It’s been a long time since our last update. A full calendar year plus nine months. We want to revitalize this platform and post more regularly about our technical work. It’s been so long we feel we should write an update. We’ve completely changed gears from working on Next and spent our time updating TagPro Classic. What follows is a timeline of our work since then.
- 2016 Birthday Event: Tower 1-2
- TagPro Next Map Maker Preview
- 2016 Saint Patrick’s Day Event: Pup Drunk
- 2016 Easter Event: Egg Throw
- 2016 April Fools Event: TagPro Next Warp
By this point the community had made it clear we weren’t doing enough work on TagPro Classic. The hot topic was about getting new players to play the game. For a long time our primary source for new players came from AskReddit threads, and since being banned for vote manipulation we could no longer participate. The lack of new players was noticeable. We shifted our focus to develop more features for Classic.
- You are concerned about classic and player retention. We hear you.
- Redesign the website
- Texture pack picker
- Change default texture pack
- Live tutorial system
- Muting toxic players
- New “How to Play Video”
- Release 57,000 reserved names
- Website Redesign
Mentioning our plans for Kongregate blew up on us. As always it took us much longer than we expected to finish this up. There was enormous difficulty in building a user account system for Kongregate users. This time-consuming task made it difficult to put other features in, and we also had little to report for a while since it’s all invisible backend changes. Not to mention it was summer and we step back to have fun in the sun. We still added updates in the mean time:
At this time the community was in full force meming hard on the volume slider. Some of it was pretty funny. Immense frustration with our lack of visible progress for Kongregate created an atmosphere of doubt we’d be able to do the job . We then created a new role for a community manager to help us with keeping a respectful communication channel with everyone.
- First Community Update
- Texture Pack Picker
- 2016 Halloween Event: Pumpkin Toss
- November Community Update
- Update default texture pack
- Invisible !mods calls
- Preview texture packs
- Kongregate Release
This was where we had drawn the line for Classic, we met our initial goals for Classic and even went further and put it on Kongregate. From this point it was unclear what we should do. The community still desperately needed more players and our efforts only minimally paid off. In addition more and more features are requested for Classic.
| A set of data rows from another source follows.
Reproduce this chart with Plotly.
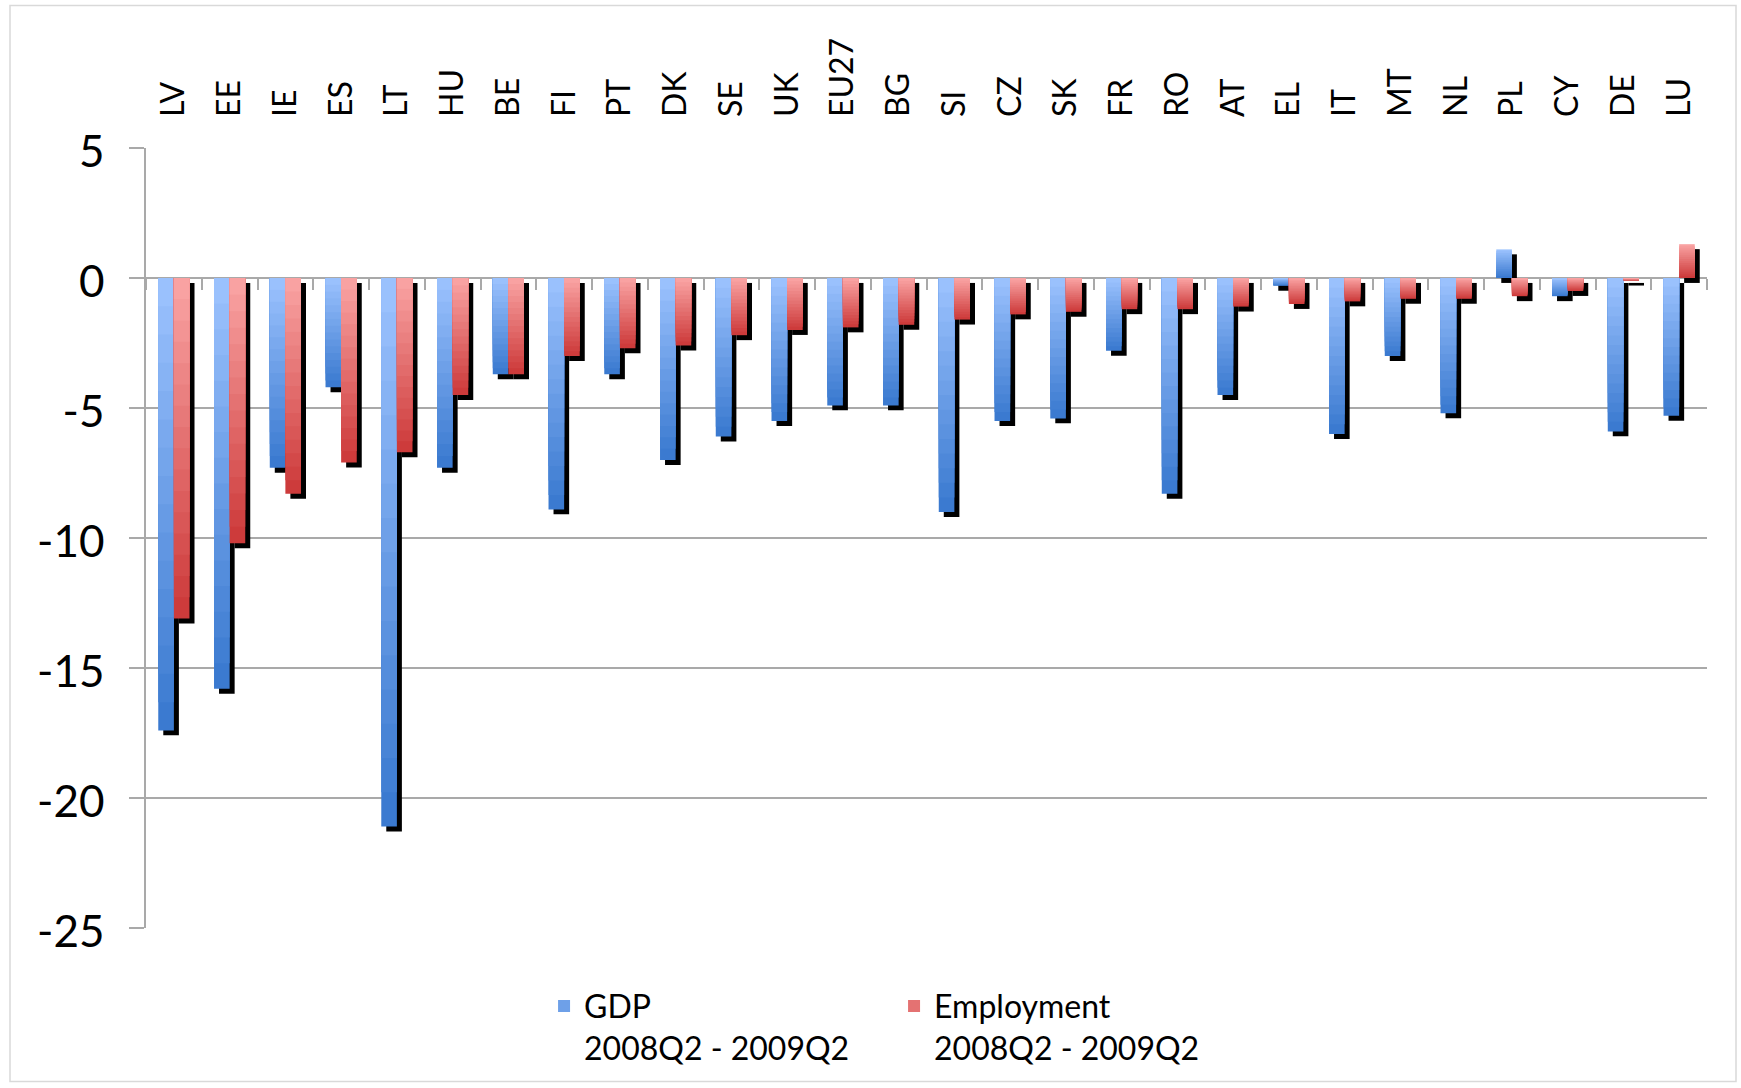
import plotly.graph_objects as go

countries = ["LV", "EE", "IE", "ES", "LT", "HU", "BE", "FI", "PT", "DK", "SE", "UK", "EU27", "BG",
             "SI", "CZ", "SK", "FR", "RO", "AT", "EL", "IT", "MT", "NL", "PL", "CY", "DE", "LU"]
gdp = [-17.4, -15.8, -7.3, -4.2, -21.1, -7.3, -3.7, -8.9, -3.7, -7.0, -6.1, -5.5, -4.9, -4.9,
       -9.0, -5.5, -5.4, -2.8, -8.3, -4.5, -0.3, -6.0, -3.0, -5.2, 1.1, -0.7, -5.9, -5.3]
employment = [-13.1, -10.2, -8.3, -7.1, -6.7, -4.5, -3.7, -3.0, -2.7, -2.6, -2.2, -2.0, -1.9, -1.8,
              -1.6, -1.4, -1.3, -1.2, -1.2, -1.1, -1.0, -0.9, -0.8, -0.8, -0.7, -0.5, -0.1, 1.3]
y_ticks = [5, 0, -5, -10, -15, -20, -25]
y_tick_labels = ["5", "0", "-5", "-10", "-15", "-20", "-25"]
series_names = ["GDP<br>2008Q2 - 2009Q2", "Employment<br>2008Q2 - 2009Q2"]

# style constants
W_FIG, H_FIG = 1741, 1088
M_L, M_R, M_T, M_B = 146, 34, 148, 157
BAR_W = 0.28
SHADOW_DX = 0.09
SHADOW_DY = 0.19
N_LAYERS = 16
GRID = "#a9a9a9"
FONT = "Lato"

blue_top, blue_bot = (157, 195, 255), (56, 120, 206)
red_top, red_bot = (250, 165, 165), (204, 56, 56)


def mix(c1, c2, t):
    return "rgb(%d,%d,%d)" % tuple(round(a + (b - a) * t) for a, b in zip(c1, c2))


fig = go.Figure()


def add_series(values, offset, ctop, cbot, name, lg):
    # drop shadow
    fig.add_trace(go.Bar(
        x=countries, y=values, base=[-SHADOW_DY] * len(values),
        offset=offset + SHADOW_DX, width=BAR_W,
        marker=dict(color="black", line=dict(width=0)),
        showlegend=False, hoverinfo="skip"))
    # gradient layers (light at top of each bar, dark at bottom)
    for j in range(N_LAYERS):
        frac = 1 - j / N_LAYERS
        ys = [v * frac for v in values]
        cols = []
        for v in values:
            d = 1 - (j + 0.5) / N_LAYERS
            t = d if v < 0 else 1 - d
            cols.append(mix(ctop, cbot, t))
        show = (j == N_LAYERS // 2)
        fig.add_trace(go.Bar(
            x=countries, y=ys, offset=offset, width=BAR_W,
            marker=dict(color=cols, line=dict(width=0)),
            name=name, showlegend=show, legendgroup=name, legendrank=lg,
            hoverinfo="skip"))


add_series(gdp, -BAR_W, blue_top, blue_bot, series_names[0], 1)
add_series(employment, 0, red_top, red_bot, series_names[1], 2)

# invisible trace to carry the category boundary ticks on the zero line
fig.add_trace(go.Scatter(x=countries, y=gdp, xaxis="x2", mode="markers",
                         marker=dict(opacity=0), showlegend=False, hoverinfo="skip"))

zero_pos = (0 - y_ticks[-1]) / (y_ticks[0] - y_ticks[-1])

fig.update_layout(
    width=W_FIG, height=H_FIG,
    margin=dict(l=M_L, r=M_R, t=M_T, b=M_B),
    paper_bgcolor="white", plot_bgcolor="white",
    barmode="overlay",
    font=dict(family=FONT, color="black"),
    xaxis=dict(
        type="category", categoryorder="array", categoryarray=countries,
        range=[-0.5, len(countries) - 0.5],
        side="top", tickangle=-90, showgrid=False, showline=False, ticks="",
        tickfont=dict(family=FONT, size=32, color="black"),
        ticklabelstandoff=30,
    ),
    xaxis2=dict(
        type="category", categoryorder="array", categoryarray=countries,
        range=[-0.5, len(countries) - 0.5],
        overlaying="x", anchor="free", position=zero_pos, side="bottom",
        showticklabels=False, showgrid=False, showline=False,
        ticks="outside", ticklen=11, tickwidth=1.5, tickcolor=GRID,
        tickson="boundaries",
    ),
    yaxis=dict(
        range=[y_ticks[-1], y_ticks[0]], tickmode="array",
        tickvals=y_ticks, ticktext=y_tick_labels,
        showgrid=True, gridcolor=GRID, gridwidth=1.5,
        zeroline=True, zerolinecolor=GRID, zerolinewidth=1.5,
        showline=True, linecolor=GRID, linewidth=1.5,
        ticks="outside", ticklen=15, tickwidth=1.5, tickcolor=GRID,
        tickfont=dict(family=FONT, size=44, color="black"),
        ticklabelstandoff=16, ticklabelshift=4,
    ),
    legend=dict(
        orientation="h", x=0.255, y=-0.065, xanchor="left", yanchor="top",
        font=dict(family=FONT, size=32, color="black"),
        valign="top", entrywidth=305, entrywidthmode="pixels",
        bgcolor="rgba(0,0,0,0)",
    ),
    shapes=[dict(
        type="rect", xref="paper", yref="paper",
        x0=(10 - M_L) / (W_FIG - M_L - M_R), x1=(1736 - M_L) / (W_FIG - M_L - M_R),
        y0=-(1085 - (H_FIG - M_B)) / (H_FIG - M_T - M_B), y1=1 + (M_T - 5) / (H_FIG - M_T - M_B),
        line=dict(color="#d9d9d9", width=1.5), fillcolor="rgba(0,0,0,0)", layer="below",
    )],
)

fig.write_html("out.html")
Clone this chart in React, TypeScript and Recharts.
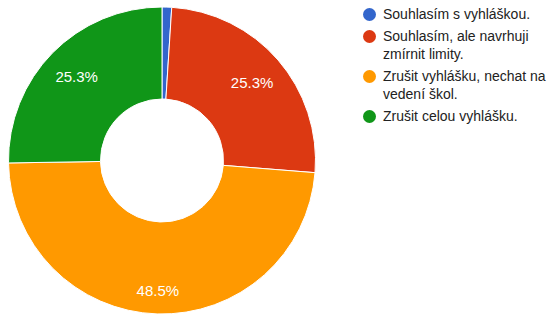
import React from 'react';
import {Cell, Legend, Pie, PieChart} from 'recharts';

const categories = [
    'Souhlasím s vyhláškou.',
    'Souhlasím, ale navrhuji zmírnit limity.',
    'Zrušit vyhlášku, nechat na vedení škol.',
    'Zrušit celou vyhlášku.',
];
const responses = [1, 25, 48, 25];
const colors = ['#3366cc', '#dc3912', '#ff9900', '#109618'];

const data = categories.map((name, i) => ({name, value: responses[i]}));

const FONT = '"Liberation Sans", Arial, sans-serif';
const RAD = Math.PI / 180;

// put the label box inside the slice, its far corner a fixed distance in from the rim
const renderLabel = (props: any) => {
    const {cx, cy, midAngle, outerRadius, percent} = props;
    if (percent < 0.05) return null;
    const dx = Math.cos(-midAngle * RAD);
    const dy = Math.sin(-midAngle * RAD);
    const hw = 20;
    const hh = 6;
    const R = outerRadius - 15;
    const B = hw * Math.abs(dx) + hh * Math.abs(dy);
    const d = -B + Math.sqrt(B * B - (hw * hw + hh * hh - R * R));
    return (
        <text
            x={cx + d * dx}
            y={cy + d * dy}
            fill="#ffffff"
            textAnchor="middle"
            dominantBaseline="central"
            fontSize={15}
            fontFamily={FONT}
        >
            {(percent * 100).toFixed(1)}%
        </text>
    );
};

// legend keeps the data order (recharts would sort it by name)
const renderLegend = () => (
    <div style={{fontFamily: FONT, fontSize: 14, color: '#222222'}}>
        {categories.map((name, i) => (
            <div key={name} style={{display: 'flex', alignItems: 'flex-start', marginBottom: 4, lineHeight: '18px'}}>
                <span
                    style={{
                        width: 13,
                        height: 13,
                        borderRadius: '50%',
                        background: colors[i],
                        marginTop: 2.5,
                        marginRight: 7,
                        flex: 'none',
                    }}
                />
                <span style={{width: 169}}>{name}</span>
            </div>
        ))}
    </div>
);

export default function App() {
    return (
        <div style={{position: 'absolute', top: 0, left: 0, width: 552, height: 322, background: '#fff'}}>
            <PieChart width={552} height={322} margin={{top: 0, right: 0, bottom: 0, left: 0}}>
                <Pie
                    data={data}
                    dataKey="value"
                    nameKey="name"
                    cx={162}
                    cy={160.5}
                    innerRadius={61.5}
                    outerRadius={153.5}
                    startAngle={90}
                    endAngle={-270}
                    stroke="#ffffff"
                    strokeWidth={1}
                    label={renderLabel}
                    labelLine={false}
                    isAnimationActive={false}
                >
                    {data.map((d, i) => (
                        <Cell key={d.name} fill={colors[i]}/>
                    ))}
                </Pie>
                <Legend
                    layout="vertical"
                    align="right"
                    verticalAlign="top"
                    content={renderLegend}
                    wrapperStyle={{top: 5, left: 363, width: 189}}
                />
            </PieChart>
        </div>
    );
}
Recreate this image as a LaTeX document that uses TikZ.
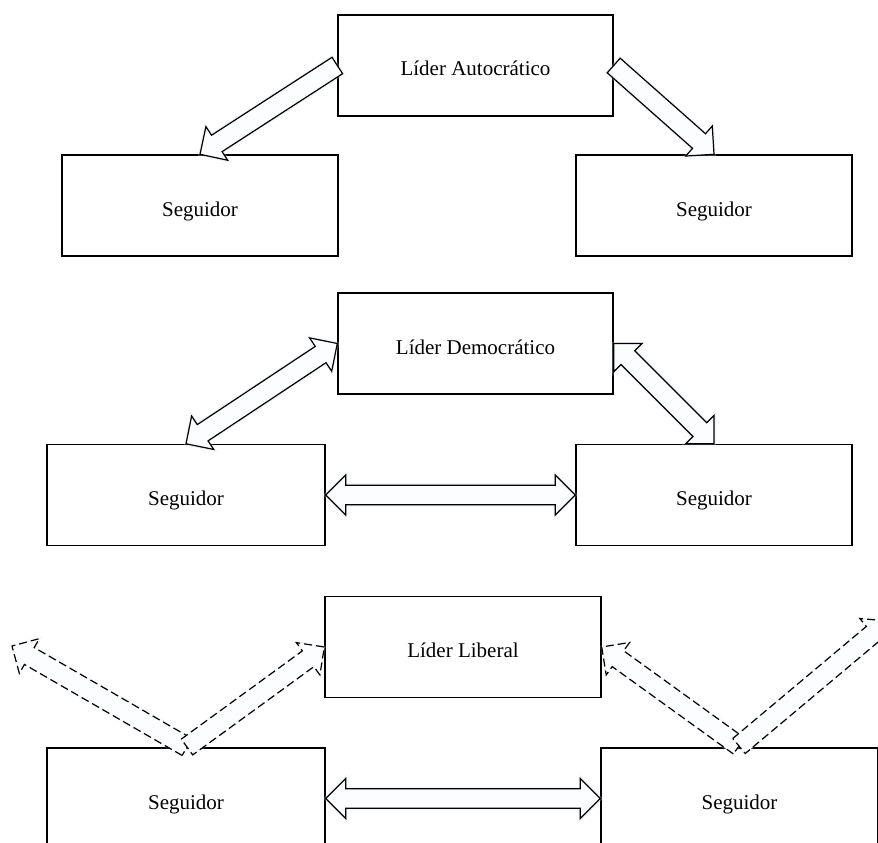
\documentclass[tikz,border=0pt]{standalone}
\usepackage{fontspec}
\setmainfont{Liberation Serif}
\usetikzlibrary{calc}
\definecolor{arrowfill}{RGB}{251,253,255}
\definecolor{glow}{RGB}{200,218,240}
\tikzset{
  box/.style={draw=black, line width=1.4pt, fill=white, inner sep=0pt,
    minimum height=101pt, text height=21pt, text depth=0pt,
    font=\fontsize{21}{25}\selectfont},
  blockarrow/.style={draw=black, line width=1.2pt, fill=arrowfill, line join=miter,
    preaction={draw=glow, line width=3.5pt, opacity=0.3}},
  dasharrow/.style={draw=black, line width=1.2pt, fill=arrowfill, line join=miter,
    dash pattern=on 8pt off 4pt,
    preaction={draw=glow, solid, line width=3pt, opacity=0.2}}
}
% single block arrow: #1 style, #2 tail, #3 tip
\newcommand\sblockarrow[3]{%
  \coordinate (tmpH) at ($(#3)!20pt!(#2)$);
  \draw[#1] ($(#2)!9.75pt!90:(#3)$) -- ($(tmpH)!9.75pt!90:(#3)$) -- ($(tmpH)!20pt!90:(#3)$)
    -- (#3) -- ($(tmpH)!20pt!-90:(#3)$) -- ($(tmpH)!9.75pt!-90:(#3)$)
    -- ($(#2)!9.75pt!-90:(#3)$) -- cycle;}
% double block arrow: #1 style, #2 and #3 tips
\newcommand\dblockarrow[3]{%
  \coordinate (tmpA) at ($(#2)!20pt!(#3)$);
  \coordinate (tmpB) at ($(#3)!20pt!(#2)$);
  \draw[#1] (#2) -- ($(tmpA)!20pt!90:(#3)$) -- ($(tmpA)!9.75pt!90:(#3)$)
    -- ($(tmpB)!9.75pt!90:(#3)$) -- ($(tmpB)!20pt!90:(#3)$) -- (#3)
    -- ($(tmpB)!20pt!-90:(#3)$) -- ($(tmpB)!9.75pt!-90:(#3)$)
    -- ($(tmpA)!9.75pt!-90:(#3)$) -- ($(tmpA)!20pt!-90:(#3)$) -- cycle;}
\begin{document}
\begin{tikzpicture}[x=1pt, y=-1pt]
\clip (0,0) rectangle (878,843);
\fill[white] (0,0) rectangle (878,843);

% ---- Autocratic ----
\node[box, minimum width=275pt] (lead1) at (475.5,65.5) {Líder Autocrático};
\node[box, minimum width=276pt] (s1l) at (200,205.5) {Seguidor};
\node[box, minimum width=276pt] (s1r) at (714,205.5) {Seguidor};
\sblockarrow{blockarrow}{lead1.west}{s1l.north}
\sblockarrow{blockarrow}{lead1.east}{s1r.north}

% ---- Democratic ----
\node[box, minimum width=275pt] (lead2) at (475.5,343.5) {Líder Democrático};
\node[box, minimum width=278pt] (s2l) at (186,495) {Seguidor};
\node[box, minimum width=276pt] (s2r) at (714,495) {Seguidor};
\dblockarrow{blockarrow}{lead2.west}{s2l.north}
\dblockarrow{blockarrow}{lead2.east}{s2r.north}
\dblockarrow{blockarrow}{s2l.east}{s2r.west}

% ---- Liberal ----
\node[box, minimum width=276pt] (lead3) at (463,647) {Líder Liberal};
\node[box, minimum width=278pt] (s3l) at (186,798.5) {Seguidor};
\node[box, minimum width=277pt] (s3r) at (739.5,798.5) {Seguidor};
\coordinate (freeL) at (12,646);
\coordinate (freeR) at (888,621);
\coordinate (tailL) at (187,747);
\coordinate (tailR) at (739,746);
\sblockarrow{dasharrow}{tailL}{freeL}
\sblockarrow{dasharrow}{tailL}{lead3.west}
\sblockarrow{dasharrow}{tailR}{lead3.east}
\sblockarrow{dasharrow}{tailR}{freeR}
\dblockarrow{blockarrow}{s3l.east}{s3r.west}
\end{tikzpicture}
\end{document}
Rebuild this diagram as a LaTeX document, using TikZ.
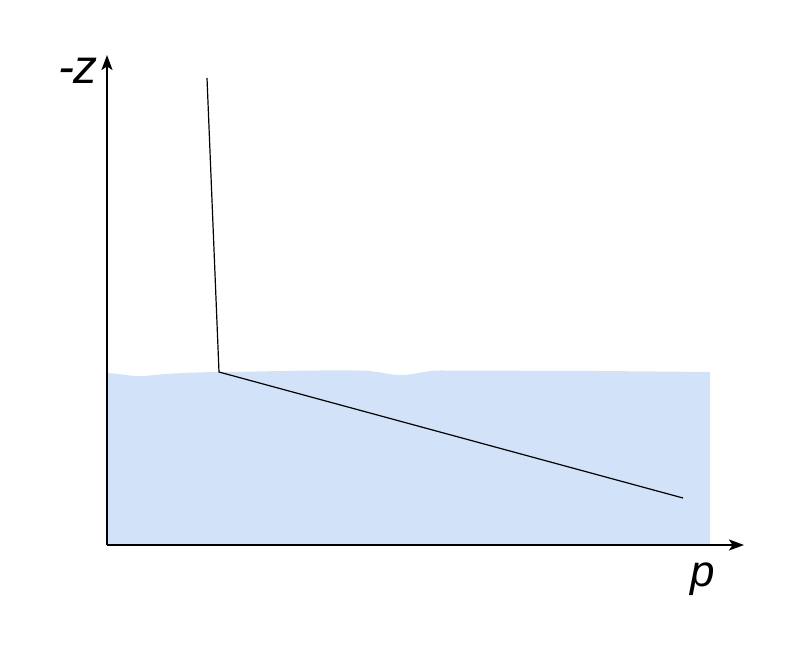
\documentclass[tikz,border=0pt]{standalone}
\usepackage{fontspec}
\setmainfont{Liberation Sans}
\usetikzlibrary{arrows.meta}
\definecolor{water}{RGB}{210,226,248}
\tikzset{
  axis/.style={line width=2pt,-{Stealth[length=15pt,width=11pt,inset=3.5pt]}},
  curve/.style={line width=1.2pt,black},
  lbl/.style={font=\fontsize{44}{44}\selectfont\itshape,inner sep=0pt},
  zlbl/.style={font=\fontsize{48}{48}\selectfont\itshape,inner sep=0pt}
}
\begin{document}
\begin{tikzpicture}[x=1pt,y=-1pt]
\useasboundingbox (0,0) rectangle (800,654);
\fill[water] (107,545) -- (107,373)
  .. controls (125,374) and (132,377) .. (145,376)
  .. controls (170,373) and (200,372) .. (230,372)
  .. controls (280,371) and (330,370) .. (360,370.5)
  .. controls (380,371) and (388,375) .. (400,375)
  .. controls (415,375) and (425,370) .. (445,370.5)
  -- (600,371) -- (710,372) -- (710,545) -- cycle;
\coordinate (o) at (107,545);
\coordinate (xend) at (744,545);
\coordinate (yend) at (107,55);
\draw[axis] (o) -- (xend);
\draw[axis] (o) -- (yend);
\coordinate (a) at (207,78);
\coordinate (b) at (219,372);
\coordinate (c) at (683,498);
\draw[curve] (a) -- (b) -- (c);
\node[zlbl,anchor=base] (zl) at (78,83) {-z};
\node[lbl,anchor=base] (pl) at (703,586) {p};
\end{tikzpicture}
\end{document}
- Surprise Christmas Event
- December Community Update
- Power-up delay
- TagPro news at end of game
- Ping tracking analysis
- 2017 Birthday Event: Tower 1-3
- Add Discord
- February Community Update
- Cancellation of Next
- Add Latin characters to chat (for the Frenchies)
- Server lag stress handling
We realized at this point we can’t simultaneously work on two games. Splitting our efforts increases the difficulty to add features. All our attention had been on Classic and we had little time to work on Next. Members of the community who believed in that project saw no progress while we kept saying in every monthly update Next is still planned. We needed to decide on one project. We tabled development on Next and attempted to keep the larger group of Classic players happy.
- New Flair and Muting
- Add Ball Spin
- March Community Update
- Paypal bugfixes
- 5v4 bugfix – 9 players could be in the same game
- Sorting texture packs
- April Community Update
- Update moderator tools
- Database fixes and upgrades
- Balls warping from spectator mode bugfix
- Add table list to maps page
- 2017 Easter Event: Eggball
- May Community Update
- Eggball in groups
- July Community Update
- Feedback we needed and announcements of no-script soon
- No-Script Option for Leagues
- Live Player Position
- August Community Update
- More recap and upcoming timers and gate fixes
- No September Update
- Personal Issues
The community didn’t take this last update well. Our community manager helps us facilitate a respectful communication channel with everyone. That month of September we had several updates ready to be pushed into production once they went through a final code review. Our community manager tried to meet with us, but we couldn’t coordinate a time. We were unable to relay our progress, and our community felt abandoned. Overall a rough month.
Here we are today. We’ve announced in previous updates we’re working on a single world joiner. We want to use this to help reduce latency and spawn a simple matchmaking system. This is another idea likely to blow up on us. These massive updates take time, lots of testing, and patience. We have other features in the pipeline too. We’ll likely finish the smaller things before the joiner.